◆ Exercise goal
Return only the lines from the top of the data down to the one that holds "0.33, 0.27, 0.21, 0.14, 0.09, 0.05, 0.03, 0.0]", both included, without any pictures.

◆ Data excerpt
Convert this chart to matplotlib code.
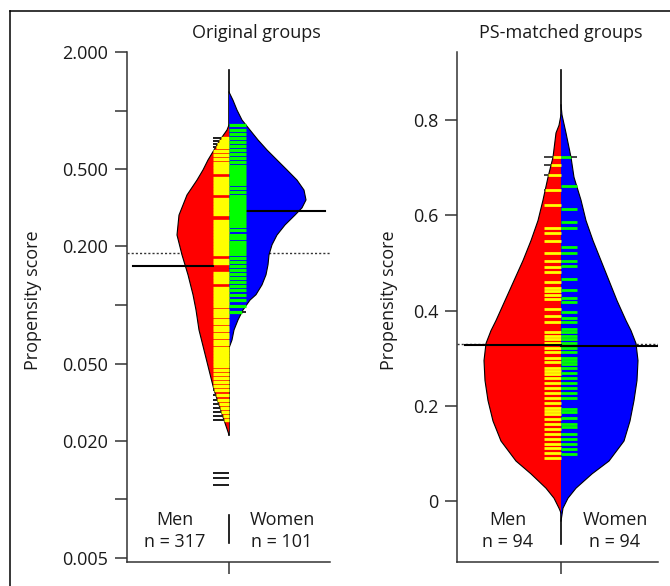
import matplotlib.pyplot as plt
from matplotlib.collections import LineCollection
from matplotlib.lines import Line2D
from matplotlib.ticker import NullLocator
import numpy as np

plt.rcParams["font.family"] = ["Open Sans", "DejaVu Sans"]
plt.rcParams["font.size"] = 13

TITLES = ["Original groups", "PS-matched groups"]
GROUPS = ["Men", "Women"]
ORIG_N = [317, 101]
MATCH_N = [94, 94]
YLABEL = "Propensity score"

# left panel ticks (log scale)
ORIG_TICKS = [0.005, 0.01, 0.02, 0.05, 0.1, 0.2, 0.5, 1.0, 2.0]
ORIG_TICKLABELS = ["0.005", "", "0.020", "0.050", "", "0.200", "0.500", "", "2.000"]
MATCH_TICKS = [0, 0.2, 0.4, 0.6, 0.8]
MATCH_TICKLABELS = ["0", "0.2", "0.4", "0.6", "0.8"]

# bean outlines: score -> half width of density
orig_men_y = [0.843, 0.794, 0.706, 0.627, 0.557, 0.495, 0.439, 0.368, 0.290, 0.229,
              0.181, 0.143, 0.113, 0.0943, 0.0744, 0.0587, 0.0463, 0.0366, 0.0306,
              0.0256, 0.0215]
orig_men_w = [0.0, 0.02, 0.09, 0.15, 0.21, 0.26, 0.32, 0.42, 0.50, 0.52,
              0.47, 0.41, 0.36, 0.33, 0.30, 0.25, 0.20, 0.15, 0.10, 0.05, 0.0]
orig_women_y = [1.245, 1.13, 1.006, 0.894, 0.794, 0.706, 0.627, 0.557, 0.495, 0.439,
                0.390, 0.347, 0.316, 0.290, 0.258, 0.229, 0.204, 0.181, 0.161, 0.143,
                0.127, 0.113, 0.106, 0.0943, 0.0838, 0.0744, 0.0661, 0.0601]
orig_women_w = [0.0, 0.04, 0.08, 0.13, 0.21, 0.29, 0.38, 0.48, 0.58, 0.68,
                0.75, 0.77, 0.73, 0.66, 0.56, 0.48, 0.43, 0.40, 0.39, 0.37,
                0.33, 0.27, 0.21, 0.14, 0.09, 0.05, 0.03, 0.0]

match_men_y = [0.811, 0.789, 0.773, 0.722, 0.680, 0.632, 0.589, 0.547, 0.505, 0.463,
               0.421, 0.379, 0.358, 0.331, 0.295, 0.253, 0.211, 0.168, 0.126, 0.084,
               0.057, 0.027, 0.006, -0.015, -0.025]
match_men_w = [0.0, 0.02, 0.05, 0.08, 0.13, 0.18, 0.23, 0.30, 0.38, 0.47,
               0.56, 0.65, 0.70, 0.75, 0.77, 0.76, 0.73, 0.68, 0.60, 0.45,
               0.30, 0.15, 0.07, 0.02, 0.0]
match_women_y = [0.832, 0.811, 0.773, 0.722, 0.680, 0.632, 0.589, 0.547, 0.505, 0.463,
                 0.421, 0.379, 0.358, 0.331, 0.295, 0.253, 0.211, 0.168, 0.126, 0.084,
                 0.057, 0.027, 0.006, -0.015, -0.042]
match_women_w = [0.0, 0.01, 0.05, 0.10, 0.13, 0.20, 0.25, 0.32, 0.40, 0.48,
                 0.56, 0.65, 0.70, 0.75, 0.77, 0.76, 0.73, 0.69, 0.63, 0.48,
                 0.31, 0.15, 0.07, 0.02, 0.0]

# individual observations (bean lines)
orig_men_obs = [0.7226, 0.6973, 0.6730, 0.6496, 0.6196, 0.5907, 0.5634, 0.5373,
                0.5186, 0.5006, 0.4831, 0.4499, 0.4342, 0.4191, 0.4045, 0.3904,
                0.3768, 0.3509, 0.3387, 0.3269, 0.3155, 0.3045, 0.2939, 0.2705,
                0.2610, 0.2519, 0.2431, 0.2347, 0.2265, 0.2186, 0.2110, 0.2036,
                0.1965, 0.1897, 0.1830, 0.1704, 0.1645, 0.1462, 0.1411, 0.1361,
                0.1314, 0.1224, 0.1181, 0.1140, 0.1100, 0.1062, 0.1025, 0.0989,
                0.0943, 0.0910, 0.0879, 0.0838, 0.0808, 0.0771, 0.0744, 0.0710,
                0.0685, 0.0653, 0.0631, 0.0601, 0.0580, 0.0560, 0.0541, 0.0522,
                0.0504, 0.0486, 0.0464, 0.0442, 0.0422, 0.0402, 0.0384, 0.0366,
                0.0345, 0.0325, 0.0310, 0.0296, 0.0282, 0.0269, 0.0256,
                0.0137, 0.0129, 0.0119]
orig_women_obs = [0.8427, 0.7943, 0.7575, 0.7226, 0.6891, 0.6572, 0.6270, 0.5978,
                  0.5702, 0.5437, 0.5186, 0.5006, 0.4831, 0.4662, 0.4499, 0.4342,
                  0.4191, 0.3998, 0.3813, 0.3636, 0.3509, 0.3387, 0.3269, 0.3155,
                  0.3045, 0.2939, 0.2836, 0.2737, 0.2641, 0.2549, 0.2431, 0.2291,
                  0.2212, 0.2110, 0.2036, 0.1965, 0.1897, 0.1830, 0.1745, 0.1664,
                  0.1587, 0.1514, 0.1444, 0.1377, 0.1314, 0.1253, 0.1195, 0.1127,
                  0.1062, 0.0989, 0.0921]
match_men_obs = [0.722, 0.705, 0.684, 0.653, 0.621, 0.573, 0.562, 0.547, 0.520,
                 0.505, 0.491, 0.482, 0.459, 0.448, 0.442, 0.432, 0.425, 0.404,
                 0.389, 0.375, 0.354, 0.347, 0.341, 0.331, 0.322, 0.312, 0.301,
                 0.291, 0.280, 0.274, 0.267, 0.259, 0.248, 0.238, 0.227, 0.217,
                 0.206, 0.196, 0.189, 0.183, 0.173, 0.162, 0.152, 0.141, 0.131,
                 0.120, 0.112, 0.101, 0.091]
match_women_obs = [0.722, 0.661, 0.613, 0.585, 0.573, 0.533, 0.520, 0.505, 0.493,
                   0.467, 0.444, 0.427, 0.417, 0.396, 0.385, 0.375, 0.362, 0.354,
                   0.347, 0.341, 0.331, 0.322, 0.312, 0.301, 0.295, 0.288, 0.280,
                   0.269, 0.259, 0.248, 0.238, 0.227, 0.217, 0.194, 0.187, 0.175,
                   0.162, 0.156, 0.141, 0.131, 0.120, 0.109, 0.099]

# group means and overall mean
orig_means = [0.159, 0.304]
orig_overall = 0.185
match_means = [0.327, 0.325]
match_overall = 0.329

FILL = ["#ff0000", "#0000ff"]
LINE_COL = ["#ffff00", "#00ff00"]
INK = "#1a1a1a"

W, H = 670, 586


def draw_bean(ax, ys, ws, obs, side, fill, line_col, line_len, lw):
    ys = np.asarray(ys)
    ws = np.asarray(ws)
    ax.fill_betweenx(ys, 0, side * ws, facecolor=fill, edgecolor="none", zorder=2)
    ax.plot(side * ws, ys, color="black", lw=0.8, zorder=3)

    order = np.argsort(ys)
    inside, outside = [], []
    for v in obs:
        hw = np.interp(v, ys[order], ws[order], left=0, right=0)
        reach = min(hw, line_len)
        if reach > 0:
            inside.append([(0, v), (side * reach, v)])
        if hw < line_len:
            outside.append([(side * hw, v), (side * line_len, v)])
    ax.add_collection(LineCollection(inside, colors=line_col, linewidths=lw, zorder=5))
    ax.add_collection(LineCollection(outside, colors="#222222", linewidths=lw * 0.6, zorder=5))


def style_axis(ax, xlim):
    ax.set_xlim(*xlim)
    ax.spines["top"].set_visible(False)
    ax.spines["right"].set_visible(False)
    for s in ("left", "bottom"):
        ax.spines[s].set_linewidth(1.1)
        ax.spines[s].set_color("#333333")
    ax.set_xticks([0])
    ax.set_xticklabels([""])
    ax.tick_params(axis="both", length=8.5, width=1.1, color="#333333",
                   labelcolor=INK, labelsize=13)
    ax.tick_params(axis="y", pad=5)
    ax.yaxis.set_minor_locator(NullLocator())
    ax.set_ylabel(YLABEL, fontsize=13, color=INK)


def add_group_labels(ax, ns, x_men, x_women):
    tr = ax.get_xaxis_transform()
    for x, name, n in zip([x_men, x_women], GROUPS, ns):
        ax.text(x, 0.082, name, transform=tr, ha="center", va="center", color=INK)
        ax.text(x, 0.039, f"n = {n}", transform=tr, ha="center", va="center", color=INK)


fig = plt.figure(figsize=(W / 100, H / 100), dpi=100)

# frame around the figure
fig.add_artist(Line2D([10 / W, 1], [1 - 11 / H] * 2, color="black", lw=1.1))
fig.add_artist(Line2D([10 / W] * 2, [0, 1 - 11 / H], color="black", lw=1.1))

ax1 = fig.add_axes([127 / W, 1 - 562 / H, 203 / W, 510 / H])
ax2 = fig.add_axes([457 / W, 1 - 562 / H, 201 / W, 510 / H])

# ---- original groups
ax1.set_yscale("log")
ax1.set_ylim(0.00477, 2.0)
ax1.axhline(orig_overall, color="#333333", lw=1.0, ls=(0, (1.5, 1.5)), zorder=1)
ax1.plot([0, 0], [1.62, 0.0215], color="black", lw=1.2, zorder=1)
ax1.plot([0, 0], [0.00836, 0.00597], color="black", lw=1.2, zorder=1)
draw_bean(ax1, orig_men_y, orig_men_w, orig_men_obs, -1, FILL[0], LINE_COL[0], 0.16, 2.4)
draw_bean(ax1, orig_women_y, orig_women_w, orig_women_obs, 1, FILL[1], LINE_COL[1], 0.17, 2.3)
ax1.plot([-0.96, -0.16], [orig_means[0]] * 2, color="black", lw=1.5, zorder=4)
ax1.plot([0, 0.96], [orig_means[1]] * 2, color="black", lw=1.5, zorder=4)
style_axis(ax1, (-1.02, 1.01))
ax1.set_yticks(ORIG_TICKS)
ax1.set_yticklabels(ORIG_TICKLABELS)
ax1.yaxis.set_label_coords(-0.42, 0.514)
add_group_labels(ax1, ORIG_N, -0.54, 0.53)

# ---- PS-matched groups
ax2.set_ylim(-0.128, 0.943)
ax2.axhline(match_overall, color="#333333", lw=1.0, ls=(0, (1.5, 1.5)), zorder=1)
ax2.plot([0, 0], [0.905, -0.091], color="black", lw=1.2, zorder=1)
draw_bean(ax2, match_men_y, match_men_w, match_men_obs, -1, FILL[0], LINE_COL[0], 0.17, 2.0)
draw_bean(ax2, match_women_y, match_women_w, match_women_obs, 1, FILL[1], LINE_COL[1], 0.16, 2.0)
ax2.plot([-0.96, 0], [match_means[0]] * 2, color="black", lw=1.5, zorder=6)
ax2.plot([0, 0.96], [match_means[1]] * 2, color="black", lw=1.5, zorder=6)
style_axis(ax2, (-1.04, 0.97))
ax2.set_yticks(MATCH_TICKS)
ax2.set_yticklabels(MATCH_TICKLABELS)
ax2.yaxis.set_label_coords(-0.295, 0.514)
add_group_labels(ax2, MATCH_N, -0.53, 0.54)

fig.text(256 / W, 1 - 33 / H, TITLES[0], ha="center", va="center", fontsize=13, color=INK)
fig.text(561 / W, 1 - 33 / H, TITLES[1], ha="center", va="center", fontsize=13, color=INK)

fig.savefig("out.png", dpi=100)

◆ Task response
Convert this chart to matplotlib code.
import matplotlib.pyplot as plt
from matplotlib.collections import LineCollection
from matplotlib.lines import Line2D
from matplotlib.ticker import NullLocator
import numpy as np

plt.rcParams["font.family"] = ["Open Sans", "DejaVu Sans"]
plt.rcParams["font.size"] = 13

TITLES = ["Original groups", "PS-matched groups"]
GROUPS = ["Men", "Women"]
ORIG_N = [317, 101]
MATCH_N = [94, 94]
YLABEL = "Propensity score"

# left panel ticks (log scale)
ORIG_TICKS = [0.005, 0.01, 0.02, 0.05, 0.1, 0.2, 0.5, 1.0, 2.0]
ORIG_TICKLABELS = ["0.005", "", "0.020", "0.050", "", "0.200", "0.500", "", "2.000"]
MATCH_TICKS = [0, 0.2, 0.4, 0.6, 0.8]
MATCH_TICKLABELS = ["0", "0.2", "0.4", "0.6", "0.8"]

# bean outlines: score -> half width of density
orig_men_y = [0.843, 0.794, 0.706, 0.627, 0.557, 0.495, 0.439, 0.368, 0.290, 0.229,
              0.181, 0.143, 0.113, 0.0943, 0.0744, 0.0587, 0.0463, 0.0366, 0.0306,
              0.0256, 0.0215]
orig_men_w = [0.0, 0.02, 0.09, 0.15, 0.21, 0.26, 0.32, 0.42, 0.50, 0.52,
              0.47, 0.41, 0.36, 0.33, 0.30, 0.25, 0.20, 0.15, 0.10, 0.05, 0.0]
orig_women_y = [1.245, 1.13, 1.006, 0.894, 0.794, 0.706, 0.627, 0.557, 0.495, 0.439,
                0.390, 0.347, 0.316, 0.290, 0.258, 0.229, 0.204, 0.181, 0.161, 0.143,
                0.127, 0.113, 0.106, 0.0943, 0.0838, 0.0744, 0.0661, 0.0601]
orig_women_w = [0.0, 0.04, 0.08, 0.13, 0.21, 0.29, 0.38, 0.48, 0.58, 0.68,
                0.75, 0.77, 0.73, 0.66, 0.56, 0.48, 0.43, 0.40, 0.39, 0.37,
                0.33, 0.27, 0.21, 0.14, 0.09, 0.05, 0.03, 0.0]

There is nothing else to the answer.